Why are some Bitcoin transactions more expensive than others?

Now let’s imagine Alice buys one more BTC at a later date from a different miner. Alice will then have 2 BTC in her wallet, but each one will have originated from different ‘notes.’ In effect, this means Alice has two 1-BTC notes in her wallet. If Alice wants to send 2 BTC to Bob, she’ll be sending those two notes. And since more notes means more data, and more data means higher cost, this transaction will be more expensive than if Alice had sent a single ‘note.’ Put another way, the transaction will consume more bytes, so Alice will have to pay more satoshis to convince a miner to include it in the next block.

For the average user, this means you’ll end up paying significantly more for a transaction if it involves moving many ‘notes.’ For example, imagine you’ve received a hundred small payments into your wallet from different people, over a period of months, until you’ve accumulated one full bitcoin. Now, if you want to send that one bitcoin to someone else, you’ll actually be sending 100 ‘notes.’ This will incur significantly more fees than if you’d sent a single ‘note’ as our miner did in the first example.

How do I set the BTC network fee in my Bitcoin wallet?

This, again, depends on the wallet. In fact, many web wallets (cryptocurrency exchanges) don’t give you any control over the network fee whatsoever. Instead, they have a predetermined fee (which is almost always set higher than the actual fees they will pay). In other words, they profit when their customers withdraw bitcoin. This is a common revenue-generation strategy for cryptocurrency exchanges.

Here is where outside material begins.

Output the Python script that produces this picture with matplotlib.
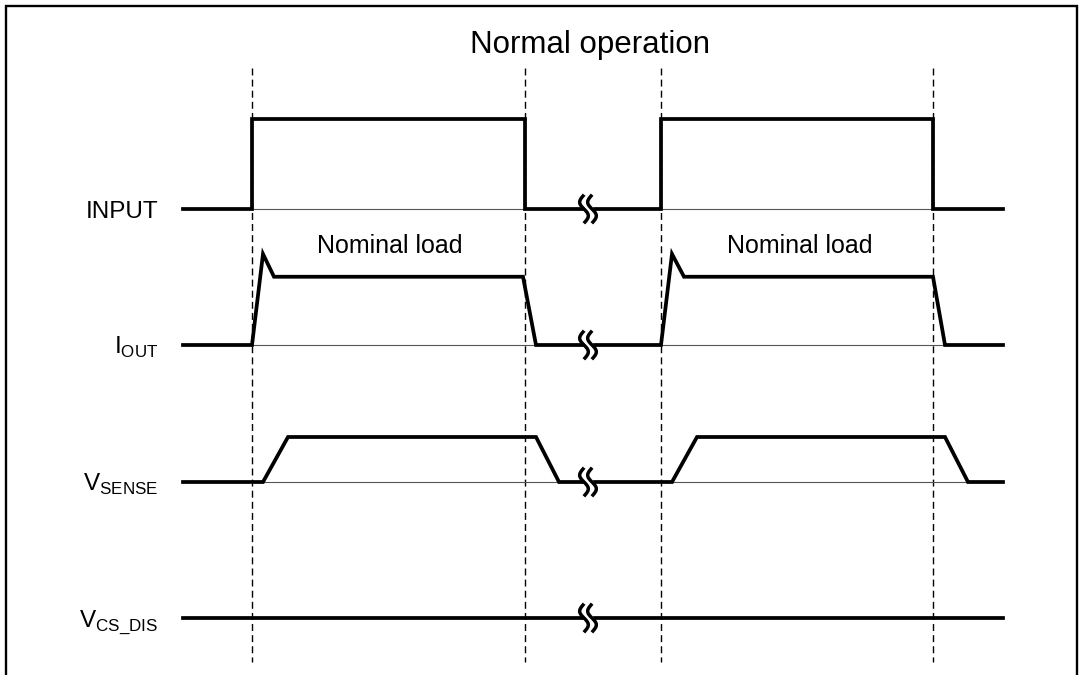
import matplotlib.pyplot as plt
import numpy as np

plt.rcParams['font.family'] = ['Liberation Sans', 'DejaVu Sans']
plt.rcParams['mathtext.fontset'] = 'custom'
plt.rcParams['mathtext.rm'] = 'Liberation Sans'

# signal names (drawn top to bottom) and their baseline positions
labels = [r'INPUT', r'$\mathrm{I}_{\mathrm{OUT}}$',
          r'$\mathrm{V}_{\mathrm{SENSE}}$', r'$\mathrm{V}_{\mathrm{CS\_DIS}}$']
baselines = [209, 345, 482, 618]

# waveforms: time breakpoints and relative level (0 = low, 1 = peak)
input_t = [183, 252, 252, 525, 525, 661, 661, 933, 933, 1003]
input_v = [0, 0, 1, 1, 0, 0, 1, 1, 0, 0]
input_amp = 90

iout_t = [183, 252, 263, 274, 523, 536, 661, 672, 684, 933, 945, 1003]
iout_v = [0, 0, 1, 0.75, 0.75, 0, 0, 1, 0.75, 0.75, 0, 0]
iout_amp = 91

vsense_t = [183, 263, 288, 536, 559, 672, 697, 945, 968, 1003]
vsense_v = [0, 0, 1, 1, 0, 0, 1, 1, 0, 0]
vsense_amp = 45

vcs_t = [183, 1003]
vcs_v = [0, 0]
vcs_amp = 0

# pulse intervals (thin reference line under each pulse)
input_pulses = [(252, 525), (661, 933)]
iout_pulses = [(252, 536), (661, 945)]
vsense_pulses = [(263, 559), (672, 968)]

# timing markers and break position
markers = [252, 525, 661, 933]
break_x = 588

title = 'Normal operation'
load_text = 'Nominal load'
load_x = [390, 800]

fig = plt.figure(figsize=(10.8, 6.75), dpi=100)
ax = fig.add_axes([0, 0, 1, 1])
ax.set_xlim(0, 1080)
ax.set_ylim(675, 0)
ax.axis('off')

# outer frame
ax.plot([6, 6, 1077, 1077], [675, 6, 6, 675], color='black', lw=1.7,
        solid_joinstyle='miter', clip_on=False)

# dashed timing markers
for x in markers:
    ax.plot([x, x], [68, 662], color='black', lw=1.0, ls=(0, (5, 3)))

signals = [(input_t, input_v, input_amp, input_pulses),
           (iout_t, iout_v, iout_amp, iout_pulses),
           (vsense_t, vsense_v, vsense_amp, vsense_pulses),
           (vcs_t, vcs_v, vcs_amp, [])]

for (t, v, amp, pulses), y0, lab in zip(signals, baselines, labels):
    for a, b in pulses:
        ax.plot([a, b], [y0, y0], color='#555555', lw=0.8, zorder=2)
    ys = [y0 - amp * val for val in v]
    ax.plot(t, ys, color='black', lw=2.7, solid_joinstyle='miter', zorder=3)
    ax.text(158, y0 + 9, lab, ha='right', va='baseline', fontsize=17.5)

    # break symbol
    ax.fill_between([break_x - 4, break_x + 4], y0 - 3, y0 + 3,
                    color='white', zorder=4)
    s = np.linspace(0, 1, 40)
    for dx in (-4, 4):
        xs = break_x + dx - 3.8 * np.sin(2 * np.pi * s) + (s - 0.5) * 2
        yy = y0 - 13 + 26 * s
        ax.plot(xs, yy, color='black', lw=2.5, zorder=5)

ax.text(590, 53, title, ha='center', va='baseline', fontsize=22.5)
for x in load_x:
    ax.text(x, 253, load_text, ha='center', va='baseline', fontsize=18)

plt.savefig('out.png', dpi=100)
plt.close()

Most non-custodial wallets, however, allow you to customize the fee you attach to your Bitcoin transactions. The Wallet, for example, has three convenient fee settings, as well as the option to set custom fees. The default speed (“Fast”) is set to have your transaction confirmed most likely within the next three blocks (so less than 30 minutes). If you change it to “Fastest,” you’ll pay a higher fee and likely have your transaction confirmed in the next two blocks (so less than 20 minutes). Changing it to “Eco” will save you some money, but still result in your transaction most likely getting confirmed within the next six blocks, so generally less than 60 minutes. For advanced users, you also have the option of setting a custom fee. You’ll want to use a tool like Bitcoinfees to ensure you’re choosing an appropriate fee given the current state of network congestion.